6. Electric Handpieces by KaVo
This “sword’s” biggest advantage is its powerful, constant torque for faster and more precise preparations. KaVo makes a brushless motor that is one of the shortest and lightest, plus it is whisper quiet. The water spray is conveniently located on the motor and reduces reaching for the main delivery unit. Traditional air-driven handpieces are less efficient and are more traumatic to the tooth. Patients prefer the electric over air in my practice.
This “sword” is a must for those who want to help others feel comfortable, with little or no tension. It focuses on how to truly relate to others’ wants and needs.
One surprising take behind the book is that the “Golden Rule” of “Do unto others as you would have them do unto you” is false. The important thing is to “Do unto others as they want done unto them.”
With this book, you will learn how to read people of all kinds quickly. You will learn to treat them how they would like to be treated. This would have been great to learn in dental school, but too often that never happens. Get this book to help your staff become more attuned to patients.
8. Comprehensive Diagnosis
This “sword” is an absolute must in fully understanding your patient. This designates the combination of signs, symptoms, and test results that the clinician uses to attempt to determine the correct diagnosis. Dr. Dick Barnes’s CD set on case presentation is truly the best in providing a structure for predicable results.
9. Creating a Mastermind Dental Office (Staff and Doctor or Doctors)

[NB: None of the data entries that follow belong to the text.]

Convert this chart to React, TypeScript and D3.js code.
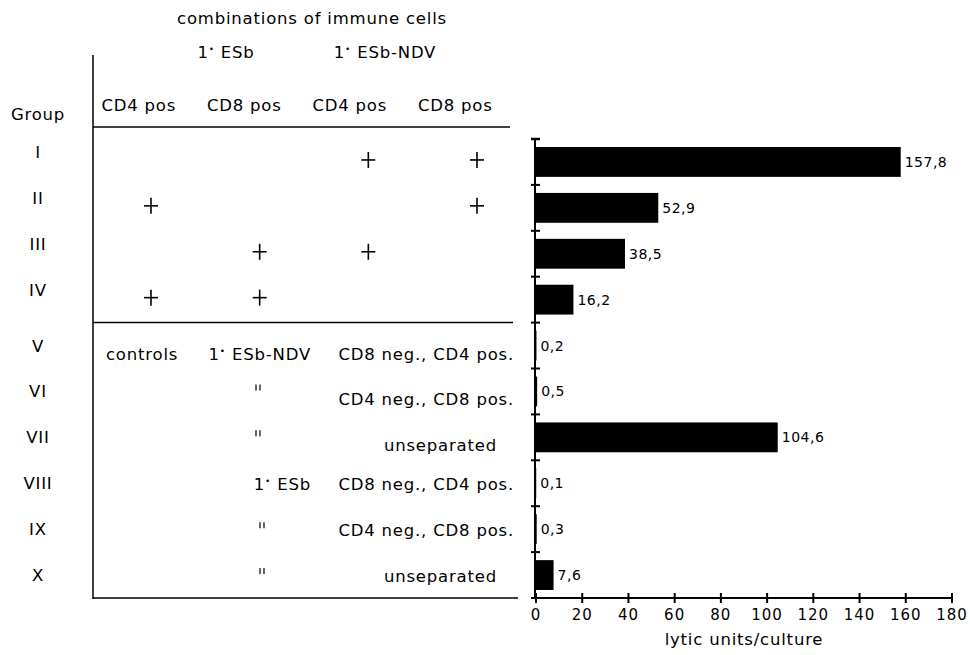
import React from "react";
import * as d3 from "d3";

const groups = ["I", "II", "III", "IV", "V", "VI", "VII", "VIII", "IX", "X"];
const values = [157.8, 52.9, 38.5, 16.2, 0.2, 0.5, 104.6, 0.1, 0.3, 7.6];
const xTicks = [0, 20, 40, 60, 80, 100, 120, 140, 160, 180];
const colHeaders = ["CD4 pos", "CD8 pos", "CD4 pos", "CD8 pos"];
const colGroups = ["ESb", "ESb-NDV"];
// plus matrix for groups I-IV
const combos = [
  [0, 0, 1, 1],
  [1, 0, 0, 1],
  [0, 1, 1, 0],
  [1, 1, 0, 0],
];
const controlSource = ["ESb-NDV", '"', '"', "ESb", '"', '"'];
const controlFraction = [
  "CD8 neg., CD4 pos.",
  "CD4 neg., CD8 pos.",
  "unseparated",
  "CD8 neg., CD4 pos.",
  "CD4 neg., CD8 pos.",
  "unseparated",
];

const W = 970;
const H = 655;
const FONT = "'DejaVu Sans', sans-serif";
const FS = 16.5;
const LS = 0.8;

function Primed({ x, y, label, anchor }: { x: number; y: number; label: string; anchor: string }) {
  return (
    <text x={x} y={y} textAnchor={anchor} fontSize={FS} letterSpacing={LS}>
      1<tspan fontSize={9} dy={-6}>•</tspan>
      <tspan dy={6}> {label}</tspan>
    </text>
  );
}

export default function App() {
  const x = d3.scaleLinear().domain([0, 180]).range([536, 952]);
  const y = d3
    .scaleBand<string>()
    .domain(groups)
    .range([139, 598])
    .paddingInner(0.35)
    .paddingOuter(0.175);
  const step = y.step();
  const boundary = (i: number) => 139 + i * step;
  const center = (g: string) => (y(g) as number) + y.bandwidth() / 2;

  const colX = d3.scaleBand<number>().domain([0, 1, 2, 3]).range([86, 508]);
  const plusX = d3.scalePoint<number>().domain([0, 1, 2, 3]).range([151, 477]);

  const axisY = 598;
  const fmt = (v: number) => String(v).replace(".", ",");

  return (
    <svg width={W} height={H} style={{ position: "absolute", left: 0, top: 0, background: "#fff" }} fontFamily={FONT}>
      <rect x={0} y={0} width={W} height={H} fill="#fff" />
      {/* header */}
      <text x={312} y={24} textAnchor="middle" fontSize={FS} letterSpacing={LS}>
        combinations of immune cells
      </text>
      <Primed x={226} y={58} label={colGroups[0]} anchor="middle" />
      <Primed x={385} y={58} label={colGroups[1]} anchor="middle" />
      {colHeaders.map((h, i) => (
        <text key={i} x={(colX(i) as number) + colX.bandwidth() / 2} y={111} textAnchor="middle" fontSize={FS} letterSpacing={LS}>
          {h}
        </text>
      ))}
      <text x={38} y={120} textAnchor="middle" fontSize={FS} letterSpacing={LS}>
        Group
      </text>

      {/* table lines */}
      <g stroke="#000" strokeWidth={1.5} fill="none">
        <line x1={93} y1={55} x2={93} y2={599} />
        <line x1={93} y1={127} x2={510} y2={127} />
        <line x1={93} y1={boundary(4)} x2={513} y2={boundary(4)} />
        <line x1={93} y1={axisY} x2={518} y2={axisY} />
      </g>

      {/* group labels */}
      {groups.map((g, i) => (
        <text key={g} x={38} y={center(g) + (i < 4 ? -10 : 0) + 6} textAnchor="middle" fontSize={FS} letterSpacing={LS}>
          {g}
        </text>
      ))}

      {/* plus marks */}
      <g stroke="#000" strokeWidth={1.6}>
        {combos.map((row, r) =>
          row.map((c, k) => {
            if (!c) return null;
            const cx = plusX(k) as number;
            const cy = center(groups[r]) - 2;
            return (
              <g key={`${r}-${k}`}>
                <line x1={cx - 7} y1={cy} x2={cx + 7} y2={cy} />
                <line x1={cx} y1={cy - 8} x2={cx} y2={cy + 8} />
              </g>
            );
          })
        )}
      </g>

      {/* control rows */}
      <text x={106} y={center("V") + 8 + 6} fontSize={FS} letterSpacing={LS}>
        controls
      </text>
      {controlSource.map((s, i) => {
        const g = groups[i + 4];
        const cy = center(g) + (i < 3 ? 8 : 1);
        if (s === '"') {
          const dx = i < 3 ? 258 : 262;
          const ty = center(g) - 4;
          return (
            <g key={i} stroke="#000" strokeWidth={1.2}>
              <line x1={dx - 2} y1={ty - 3} x2={dx - 2} y2={ty + 3} />
              <line x1={dx + 2} y1={ty - 3} x2={dx + 2} y2={ty + 3} />
            </g>
          );
        }
        return <Primed key={i} x={311} y={cy + 6} label={s} anchor="end" />;
      })}
      {controlFraction.map((f, i) => {
        const g = groups[i + 4];
        const cy = center(g) + (i < 3 ? 8 : 1) + 6;
        const unsep = f === "unseparated";
        return (
          <text key={i} x={unsep ? 497 : 514} y={cy} textAnchor="end" fontSize={FS} letterSpacing={LS}>
            {f}
          </text>
        );
      })}

      {/* bars */}
      {groups.map((g, i) => (
        <g key={g}>
          <rect x={x(0)} y={y(g)} width={x(values[i]) - x(0)} height={y.bandwidth()} fill="#000" />
          <text x={x(values[i]) + 4} y={center(g) + 5} fontSize={14} letterSpacing={0.5}>
            {fmt(values[i])}
          </text>
        </g>
      ))}

      {/* y axis */}
      <g stroke="#000" strokeWidth={2}>
        <line x1={535} y1={boundary(0)} x2={535} y2={axisY} />
        {d3.range(0, 11).map((i) => (
          <line key={i} x1={531} y1={boundary(i)} x2={540} y2={boundary(i)} strokeWidth={i === 0 ? 2.5 : 2} />
        ))}
      </g>

      {/* x axis */}
      <g stroke="#000" strokeWidth={2}>
        <line x1={x(0)} y1={axisY} x2={x(180)} y2={axisY} />
        {xTicks.map((t) => (
          <line key={t} x1={x(t)} y1={axisY - 5} x2={x(t)} y2={axisY + 5} />
        ))}
      </g>
      {xTicks.map((t) => (
        <text key={t} x={x(t)} y={axisY + 22} textAnchor="middle" fontSize={15} letterSpacing={1}>
          {t}
        </text>
      ))}
      <text x={744} y={645} textAnchor="middle" fontSize={FS} letterSpacing={LS}>
        lytic units/culture
      </text>
    </svg>
  );
}
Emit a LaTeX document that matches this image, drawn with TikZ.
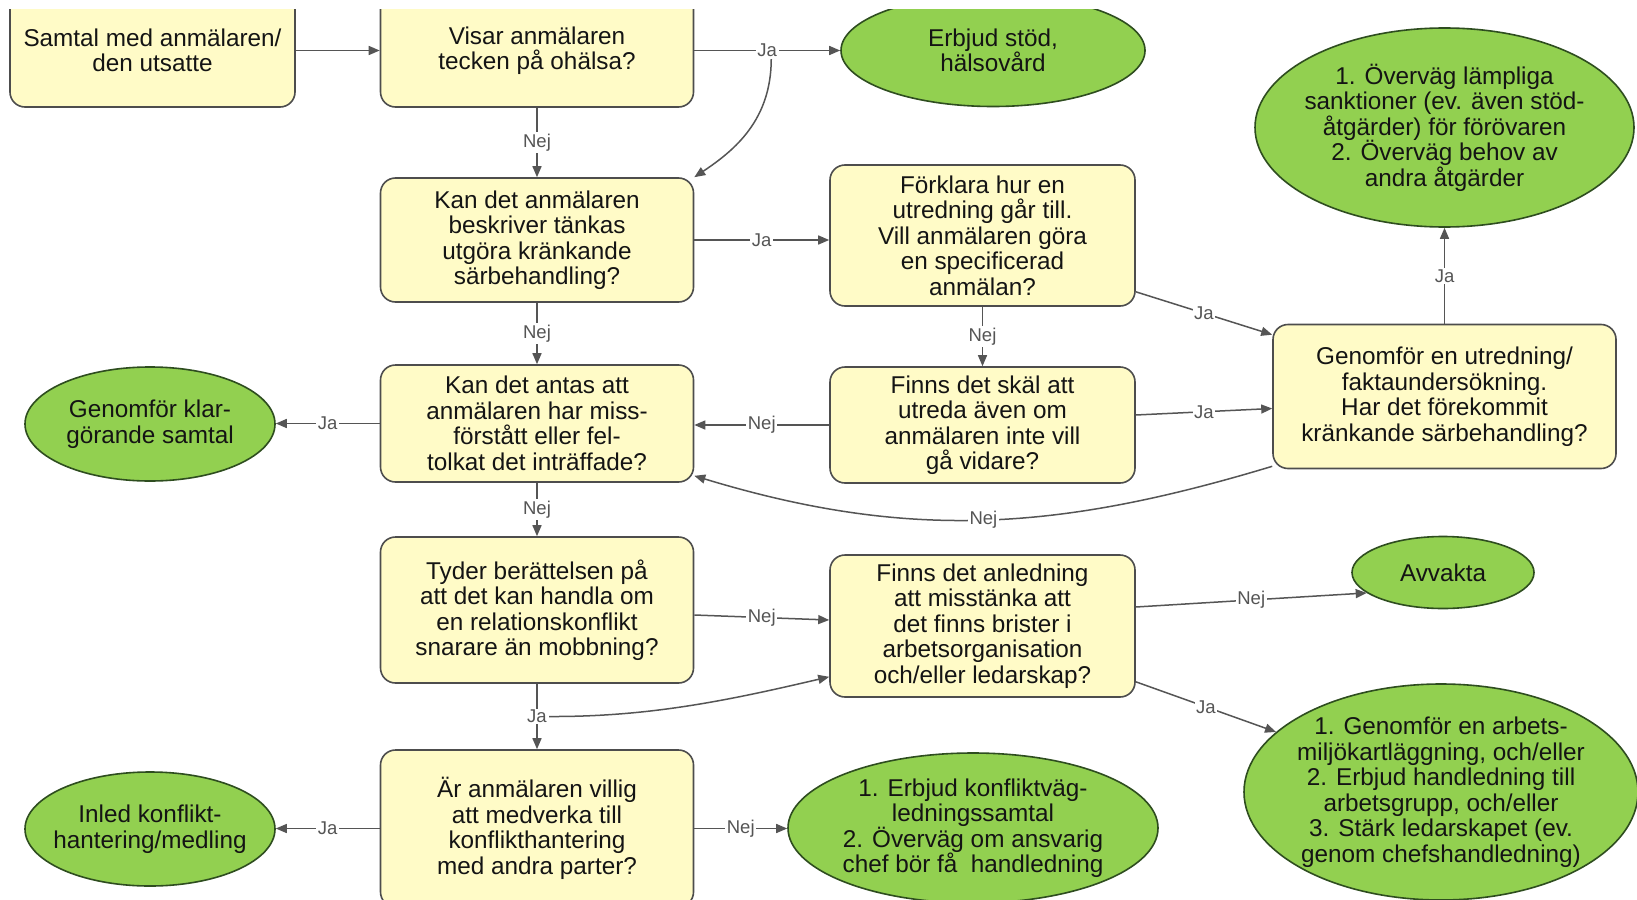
\documentclass[tikz,border=0pt]{standalone}
\usepackage{fontspec}
\setmainfont{Liberation Sans}
\usetikzlibrary{shapes.geometric,arrows.meta}
\definecolor{boxfill}{HTML}{FFFBC7}
\definecolor{boxline}{HTML}{4D4D4D}
\definecolor{ellfill}{HTML}{92D050}
\definecolor{ellline}{HTML}{2E4D1F}
\definecolor{conncol}{HTML}{555555}
\definecolor{txtcol}{HTML}{141414}
\definecolor{lblcol}{HTML}{555555}
\newcommand\bxf{\fontsize{24.3}{25.5}\selectfont}
\newcommand\lbf{\fontsize{18.5}{20}\selectfont}
\begin{document}
\begin{tikzpicture}[x=1pt,y=-1pt,
  box/.style={draw=boxline, fill=boxfill, line width=1.6pt, rounded corners=15pt, inner sep=0pt, align=center, font=\bxf, text=txtcol},
  ell/.style={ellipse, draw=ellline, fill=ellfill, line width=1.6pt, inner sep=0pt},
  etext/.style={inner sep=0pt, align=center, font=\bxf, text=txtcol},
  arr/.style={draw=conncol, line width=1.5pt, -{Triangle[length=11pt,width=9pt]}},
  lbl/.style={fill=white, inner sep=1.5pt, font=\lbf, text=lblcol}]
\useasboundingbox (0,0) rectangle (1637,899);
\fill[white] (0,0) rectangle (1637,899);
\begin{scope}
\clip (0,10) rectangle (1637,899);
% boxes
\node[box, minimum width=285pt, minimum height=113pt] (samtal) at (152.5,50.5) {Samtal med anmälaren/\\den utsatte};
\node[box, minimum width=313pt, minimum height=113pt] (visar) at (537,50.5) {Visar anmälaren\\tecken på ohälsa?};
\node[box, minimum width=313pt, minimum height=124pt] (kan1) at (537,240) {Kan det anmälaren\\beskriver tänkas\\utgöra kränkande\\särbehandling?};
\node[box, minimum width=305pt, minimum height=141pt] (forkl) at (982.5,235.5) {Förklara hur en\\utredning går till.\\Vill anmälaren göra\\en specificerad\\anmälan?};
\node[box, minimum width=313pt, minimum height=117pt] (antas) at (537,423.5) {Kan det antas att\\anmälaren har miss-\\förstått eller fel-\\tolkat det inträffade?};
\node[box, minimum width=305pt, minimum height=116pt] (skal) at (982.5,425) {Finns det skäl att\\utreda även om\\anmälaren inte vill\\gå vidare?};
\node[box, minimum width=343pt, minimum height=144pt] (utred) at (1444.5,396.5) {Genomför en utredning/\\faktaundersökning.\\Har det förekommit\\kränkande särbehandling?};
\node[box, minimum width=313pt, minimum height=146pt] (tyder) at (537,610) {Tyder berättelsen på\\att det kan handla om\\en relationskonflikt\\snarare än mobbning?};
\node[box, minimum width=305pt, minimum height=142pt] (anled) at (982.5,626) {Finns det anledning\\att misstänka att\\det finns brister i\\arbetsorganisation\\och/eller ledarskap?};
\node[box, minimum width=313pt, minimum height=157pt] (are) at (537,828.5) {Är anmälaren villig\\att medverka till\\konflikthantering\\med andra parter?};
% ellipses
\node[ell, minimum width=304pt, minimum height=112pt] (erbjud) at (993,50.5) {};
\node[etext] (erbjudT) at (erbjud) {Erbjud stöd,\\hälsovård};
\node[ell, minimum width=379pt, minimum height=199pt] (overv) at (1444.5,127.5) {};
\node[etext] (overvT) at (overv) {1. Överväg lämpliga\\sanktioner (ev. även stöd-\\åtgärder) för förövaren\\2. Överväg behov av\\andra åtgärder};
\node[ell, minimum width=250pt, minimum height=114pt] (klar) at (150,424) {};
\node[etext] (klarT) at (klar) {Genomför klar-\\görande samtal};
\node[ell, minimum width=182pt, minimum height=72pt] (avv) at (1443,572.5) {};
\node[etext] (avvT) at (avv) {Avvakta};
\node[ell, minimum width=394pt, minimum height=216pt] (arb) at (1441,792) {};
\node[etext] (arbT) at (arb) {1. Genomför en arbets-\\miljökartläggning, och/eller\\2. Erbjud handledning till\\arbetsgrupp, och/eller\\3. Stärk ledarskapet (ev.\\genom chefshandledning)};
\node[ell, minimum width=250pt, minimum height=114pt] (inled) at (150,829) {};
\node[etext] (inledT) at (inled) {Inled konflikt-\\hantering/medling};
\node[ell, minimum width=370pt, minimum height=150pt] (erbk) at (973,828) {};
\node[etext] (erbkT) at (erbk) {1. Erbjud konfliktväg-\\ledningssamtal\\2. Överväg om ansvarig\\chef bör få\ \ handledning};
% connectors
\draw[arr] (samtal.east) -- (visar.west);
\draw[arr] (visar.east) -- node[lbl] (ja1) {Ja} (erbjud.west);
\draw[arr] ([xshift=4pt]ja1.south) .. controls (771,120) and (735,150) .. (kan1.north east);
\draw[arr] (visar) -- node[lbl] {Nej} (kan1);
\draw[arr] (kan1.east) -- node[lbl] {Ja} (kan1.east -| forkl.west);
\draw[arr] (kan1) -- node[lbl] {Nej} (antas);
\draw[arr] (forkl) -- node[lbl] {Nej} (skal);
\draw[arr] ([yshift=15pt]forkl.south east) -- node[lbl] {Ja} ([yshift=-11pt]utred.north west);
\draw[arr] ([yshift=10pt]skal.east) -- node[lbl] {Ja} ([yshift=-12pt]utred.west);
\draw[arr] (skal.west) -- node[lbl] {Nej} (skal.west -| antas.east);
\draw[arr] (utred.north) -- node[lbl] {Ja} (overv.south);
\draw[arr] ([yshift=3pt]utred.south west) .. controls (1058,531) and (909,541) .. node[lbl] {Nej} ([yshift=7pt]antas.south east);
\draw[arr] (antas.west) -- node[lbl] {Ja} (antas.west -| klar.east);
\draw[arr] (antas) -- node[lbl] {Nej} (tyder);
\draw[arr] ([yshift=-5pt]tyder.east) -- node[lbl] {Nej} ([yshift=6pt]anled.west);
\draw[arr] ([yshift=19pt]anled.east) -- node[lbl] {Nej} (avv.195);
\draw[arr] ([yshift=16pt]anled.south east) -- node[lbl] {Ja} (arb.160);
\draw[arr] (tyder) -- node[lbl] (jaP) {Ja} (are);
\draw[arr] (jaP.east) .. controls (650,717) and (730,700) .. ([yshift=21pt]anled.south west);
\draw[arr] (are.west) -- node[lbl] {Ja} (are.west -| inled.east);
\draw[arr] (are.east) -- node[lbl] {Nej} (are.east -| erbk.west);
\end{scope}
\end{tikzpicture}
\end{document}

This “sword” concept was formally introduced by Napoleon Hill in the early 1900’s. “Mastermind” participants bring a synergy of energy, commitment, and excitement to the group or, in our case, the dental office. The key questions we have worked on are:
- What is your business mission or vision statement?
- What are your 5-year goals?
- Where will you find time to participate? (We have weekly meetings.)
- What is your commitment to moving forward in business?
- Why should you participate in a Mastermind group?
We strive to make each year extraordinary by setting goals at the start. Come prepared to ask people to leave the group (office) who are not participating up to the group’s standards. Do it quickly once the poor behavior becomes evident. A “slacking” member of the group will drain energy and fun from the whole group.
This “sword” is often referred to as the truthfulness of origins, attributions, commitments, sincerity, devotion and intentions. Consider your practice. “Fake,” “contrived,” “phony,” “disingenuous”—do your patients ever say this about it? Is this how they feel when being presented with a treatment plan?
Today, consumers, patients, and clients view companies in terms of real and fake. They want to buy a real product from someone genuine—not a fake product from someone phony. Goods and services are no longer enough.
What patients want today are experiences—memorable events that engage them in an inherently personal way. This is difficult in production-line dental practices. The Dr. Dick Barnes Group has sparked many dentists to become authentic leaders. The group has helped today’s dentists become more successful in their practices.
Our world is constantly changing. You become what you focus on. Hone your business strategies with the best “swords,” and your enhanced practice will see constant, never-ending improvement. Take the path of least resistance and select inferior swords, and patients will see your service as fake, not real. Select swords that truly reflect who you are, and use them to provide the best dental care possible.